(Source data)

::::::::::

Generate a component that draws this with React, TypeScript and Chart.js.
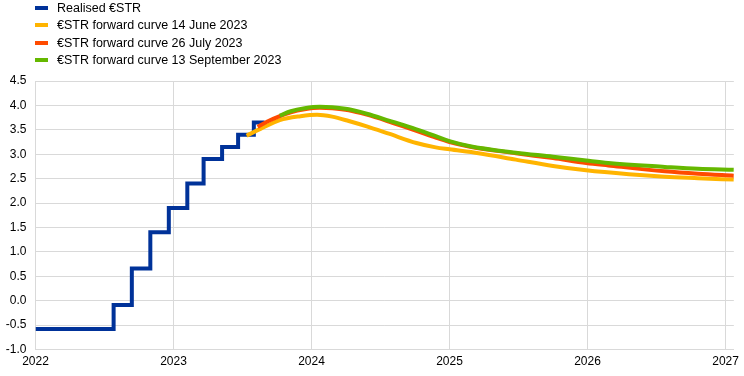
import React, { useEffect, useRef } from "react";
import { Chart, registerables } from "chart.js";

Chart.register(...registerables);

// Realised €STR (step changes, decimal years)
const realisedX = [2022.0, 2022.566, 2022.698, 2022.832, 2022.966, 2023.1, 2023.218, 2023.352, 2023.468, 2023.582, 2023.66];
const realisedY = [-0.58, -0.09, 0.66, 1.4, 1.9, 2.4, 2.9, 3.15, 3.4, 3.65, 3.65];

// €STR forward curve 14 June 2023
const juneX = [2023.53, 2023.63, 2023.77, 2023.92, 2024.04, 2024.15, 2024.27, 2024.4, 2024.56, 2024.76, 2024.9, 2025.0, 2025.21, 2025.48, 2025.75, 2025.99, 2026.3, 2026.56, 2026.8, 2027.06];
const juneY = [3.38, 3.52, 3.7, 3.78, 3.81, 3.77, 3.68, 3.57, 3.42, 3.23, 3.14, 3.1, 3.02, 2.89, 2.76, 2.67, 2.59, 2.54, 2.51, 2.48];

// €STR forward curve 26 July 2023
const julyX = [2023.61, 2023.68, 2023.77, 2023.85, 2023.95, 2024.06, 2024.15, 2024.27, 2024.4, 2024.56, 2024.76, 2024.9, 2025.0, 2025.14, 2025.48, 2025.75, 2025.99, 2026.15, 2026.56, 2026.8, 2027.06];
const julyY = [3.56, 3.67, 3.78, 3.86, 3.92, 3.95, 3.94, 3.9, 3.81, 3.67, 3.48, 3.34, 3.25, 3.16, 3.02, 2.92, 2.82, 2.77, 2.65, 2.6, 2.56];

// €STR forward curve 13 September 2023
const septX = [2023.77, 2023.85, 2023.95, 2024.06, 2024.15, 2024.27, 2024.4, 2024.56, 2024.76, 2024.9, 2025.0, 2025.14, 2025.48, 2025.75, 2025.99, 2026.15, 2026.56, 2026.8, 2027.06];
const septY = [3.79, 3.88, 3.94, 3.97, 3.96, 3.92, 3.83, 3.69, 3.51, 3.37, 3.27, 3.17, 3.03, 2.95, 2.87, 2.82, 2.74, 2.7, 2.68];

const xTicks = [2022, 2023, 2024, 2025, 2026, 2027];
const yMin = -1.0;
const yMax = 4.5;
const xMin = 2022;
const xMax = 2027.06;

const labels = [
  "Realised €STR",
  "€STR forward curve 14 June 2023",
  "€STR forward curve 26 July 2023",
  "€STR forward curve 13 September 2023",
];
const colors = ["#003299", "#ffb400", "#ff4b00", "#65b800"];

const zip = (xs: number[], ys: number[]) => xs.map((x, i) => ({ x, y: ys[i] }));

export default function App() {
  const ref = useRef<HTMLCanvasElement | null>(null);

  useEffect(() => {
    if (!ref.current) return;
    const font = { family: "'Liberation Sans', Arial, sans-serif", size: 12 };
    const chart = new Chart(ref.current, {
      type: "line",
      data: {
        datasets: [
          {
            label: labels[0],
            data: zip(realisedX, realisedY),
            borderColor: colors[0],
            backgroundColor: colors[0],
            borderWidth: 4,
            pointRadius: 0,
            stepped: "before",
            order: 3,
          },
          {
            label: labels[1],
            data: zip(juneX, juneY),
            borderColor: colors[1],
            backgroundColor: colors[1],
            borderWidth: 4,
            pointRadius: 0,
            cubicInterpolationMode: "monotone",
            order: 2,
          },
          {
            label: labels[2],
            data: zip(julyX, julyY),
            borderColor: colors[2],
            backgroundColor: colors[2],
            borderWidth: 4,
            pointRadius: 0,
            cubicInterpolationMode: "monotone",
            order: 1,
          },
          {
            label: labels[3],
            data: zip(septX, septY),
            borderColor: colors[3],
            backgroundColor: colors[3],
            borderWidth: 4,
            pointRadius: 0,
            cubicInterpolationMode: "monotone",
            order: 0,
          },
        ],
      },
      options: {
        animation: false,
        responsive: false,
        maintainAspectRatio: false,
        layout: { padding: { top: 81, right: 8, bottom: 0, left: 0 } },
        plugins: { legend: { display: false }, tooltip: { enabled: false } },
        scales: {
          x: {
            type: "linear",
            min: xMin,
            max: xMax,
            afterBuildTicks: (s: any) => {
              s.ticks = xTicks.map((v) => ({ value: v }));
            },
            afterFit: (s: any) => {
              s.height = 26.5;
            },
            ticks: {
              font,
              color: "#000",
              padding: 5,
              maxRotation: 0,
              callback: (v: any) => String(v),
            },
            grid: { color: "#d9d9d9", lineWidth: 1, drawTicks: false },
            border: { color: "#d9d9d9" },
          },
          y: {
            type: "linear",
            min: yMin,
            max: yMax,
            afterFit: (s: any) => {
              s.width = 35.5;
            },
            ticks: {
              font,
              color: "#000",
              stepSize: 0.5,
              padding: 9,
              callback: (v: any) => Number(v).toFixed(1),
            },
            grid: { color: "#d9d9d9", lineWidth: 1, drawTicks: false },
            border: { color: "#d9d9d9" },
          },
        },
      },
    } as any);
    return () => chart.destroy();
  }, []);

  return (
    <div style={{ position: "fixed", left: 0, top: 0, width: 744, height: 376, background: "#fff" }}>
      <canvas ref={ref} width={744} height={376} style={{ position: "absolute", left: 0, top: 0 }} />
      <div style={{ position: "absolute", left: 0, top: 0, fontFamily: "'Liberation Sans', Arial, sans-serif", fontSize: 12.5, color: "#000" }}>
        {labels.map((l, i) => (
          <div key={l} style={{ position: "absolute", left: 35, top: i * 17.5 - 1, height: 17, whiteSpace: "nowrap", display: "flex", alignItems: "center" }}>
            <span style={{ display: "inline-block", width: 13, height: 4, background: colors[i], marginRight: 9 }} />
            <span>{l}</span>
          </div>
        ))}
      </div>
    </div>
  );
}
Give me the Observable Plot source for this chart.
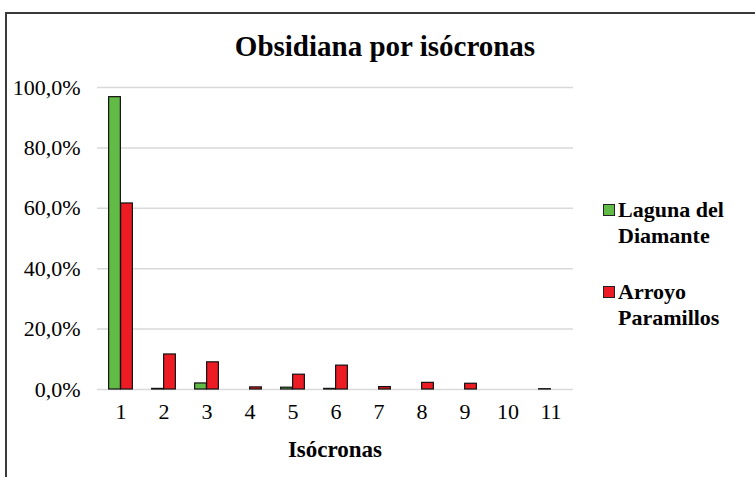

::::::::::

◆ **Stated problem**: Return all of the entries word for word, but omit the pictures.

◆ **Exercise response**:
Generate a component that draws this with React, TypeScript and Chart.js.
import React, { useEffect, useRef } from "react";
import { Chart, registerables } from "chart.js";

Chart.register(...registerables);

// Realised €STR (step changes, decimal years)
const realisedX = [2022.0, 2022.566, 2022.698, 2022.832, 2022.966, 2023.1, 2023.218, 2023.352, 2023.468, 2023.582, 2023.66];
const realisedY = [-0.58, -0.09, 0.66, 1.4, 1.9, 2.4, 2.9, 3.15, 3.4, 3.65, 3.65];

// €STR forward curve 14 June 2023
const juneX = [2023.53, 2023.63, 2023.77, 2023.92, 2024.04, 2024.15, 2024.27, 2024.4, 2024.56, 2024.76, 2024.9, 2025.0, 2025.21, 2025.48, 2025.75, 2025.99, 2026.3, 2026.56, 2026.8, 2027.06];
const juneY = [3.38, 3.52, 3.7, 3.78, 3.81, 3.77, 3.68, 3.57, 3.42, 3.23, 3.14, 3.1, 3.02, 2.89, 2.76, 2.67, 2.59, 2.54, 2.51, 2.48];

// €STR forward curve 26 July 2023
const julyX = [2023.61, 2023.68, 2023.77, 2023.85, 2023.95, 2024.06, 2024.15, 2024.27, 2024.4, 2024.56, 2024.76, 2024.9, 2025.0, 2025.14, 2025.48, 2025.75, 2025.99, 2026.15, 2026.56, 2026.8, 2027.06];
const julyY = [3.56, 3.67, 3.78, 3.86, 3.92, 3.95, 3.94, 3.9, 3.81, 3.67, 3.48, 3.34, 3.25, 3.16, 3.02, 2.92, 2.82, 2.77, 2.65, 2.6, 2.56];

// €STR forward curve 13 September 2023
const septX = [2023.77, 2023.85, 2023.95, 2024.06, 2024.15, 2024.27, 2024.4, 2024.56, 2024.76, 2024.9, 2025.0, 2025.14, 2025.48, 2025.75, 2025.99, 2026.15, 2026.56, 2026.8, 2027.06];
const septY = [3.79, 3.88, 3.94, 3.97, 3.96, 3.92, 3.83, 3.69, 3.51, 3.37, 3.27, 3.17, 3.03, 2.95, 2.87, 2.82, 2.74, 2.7, 2.68];

const xTicks = [2022, 2023, 2024, 2025, 2026, 2027];
const yMin = -1.0;
const yMax = 4.5;
const xMin = 2022;
const xMax = 2027.06;

const labels = [
  "Realised €STR",
  "€STR forward curve 14 June 2023",
  "€STR forward curve 26 July 2023",
  "€STR forward curve 13 September 2023",
];
const colors = ["#003299", "#ffb400", "#ff4b00", "#65b800"];

const zip = (xs: number[], ys: number[]) => xs.map((x, i) => ({ x, y: ys[i] }));

export default function App() {
  const ref = useRef<HTMLCanvasElement | null>(null);

  useEffect(() => {
    if (!ref.current) return;
    const font = { family: "'Liberation Sans', Arial, sans-serif", size: 12 };
    const chart = new Chart(ref.current, {
      type: "line",
      data: {
        datasets: [
          {
            label: labels[0],
            data: zip(realisedX, realisedY),
            borderColor: colors[0],
            backgroundColor: colors[0],
            borderWidth: 4,
            pointRadius: 0,
            stepped: "before",
            order: 3,
          },
          {
            label: labels[1],
            data: zip(juneX, juneY),
            borderColor: colors[1],
            backgroundColor: colors[1],
            borderWidth: 4,
            pointRadius: 0,
            cubicInterpolationMode: "monotone",
            order: 2,
          },
          {
            label: labels[2],
            data: zip(julyX, julyY),
            borderColor: colors[2],
            backgroundColor: colors[2],
            borderWidth: 4,
            pointRadius: 0,
            cubicInterpolationMode: "monotone",
            order: 1,
          },
          {
            label: labels[3],
            data: zip(septX, septY),
            borderColor: colors[3],
            backgroundColor: colors[3],
            borderWidth: 4,
            pointRadius: 0,
            cubicInterpolationMode: "monotone",
            order: 0,
          },
        ],
      },
      options: {
        animation: false,
        responsive: false,
        maintainAspectRatio: false,
        layout: { padding: { top: 81, right: 8, bottom: 0, left: 0 } },
        plugins: { legend: { display: false }, tooltip: { enabled: false } },
        scales: {
          x: {
            type: "linear",
            min: xMin,
            max: xMax,
            afterBuildTicks: (s: any) => {
              s.ticks = xTicks.map((v) => ({ value: v }));
            },
            afterFit: (s: any) => {
              s.height = 26.5;
            },
            ticks: {
              font,
              color: "#000",
              padding: 5,
              maxRotation: 0,
              callback: (v: any) => String(v),
            },
            grid: { color: "#d9d9d9", lineWidth: 1, drawTicks: false },
            border: { color: "#d9d9d9" },
          },
          y: {
            type: "linear",
            min: yMin,
            max: yMax,
            afterFit: (s: any) => {
              s.width = 35.5;
            },
            ticks: {
              font,
              color: "#000",
              stepSize: 0.5,
              padding: 9,
              callback: (v: any) => Number(v).toFixed(1),
            },
            grid: { color: "#d9d9d9", lineWidth: 1, drawTicks: false },
            border: { color: "#d9d9d9" },
          },
        },
      },
    } as any);
    return () => chart.destroy();
  }, []);

  return (
    <div style={{ position: "fixed", left: 0, top: 0, width: 744, height: 376, background: "#fff" }}>
      <canvas ref={ref} width={744} height={376} style={{ position: "absolute", left: 0, top: 0 }} />
      <div style={{ position: "absolute", left: 0, top: 0, fontFamily: "'Liberation Sans', Arial, sans-serif", fontSize: 12.5, color: "#000" }}>
        {labels.map((l, i) => (
          <div key={l} style={{ position: "absolute", left: 35, top: i * 17.5 - 1, height: 17, whiteSpace: "nowrap", display: "flex", alignItems: "center" }}>
            <span style={{ display: "inline-block", width: 13, height: 4, background: colors[i], marginRight: 9 }} />
            <span>{l}</span>
          </div>
        ))}
      </div>
    </div>
  );
}
Give me the Observable Plot source for this chart.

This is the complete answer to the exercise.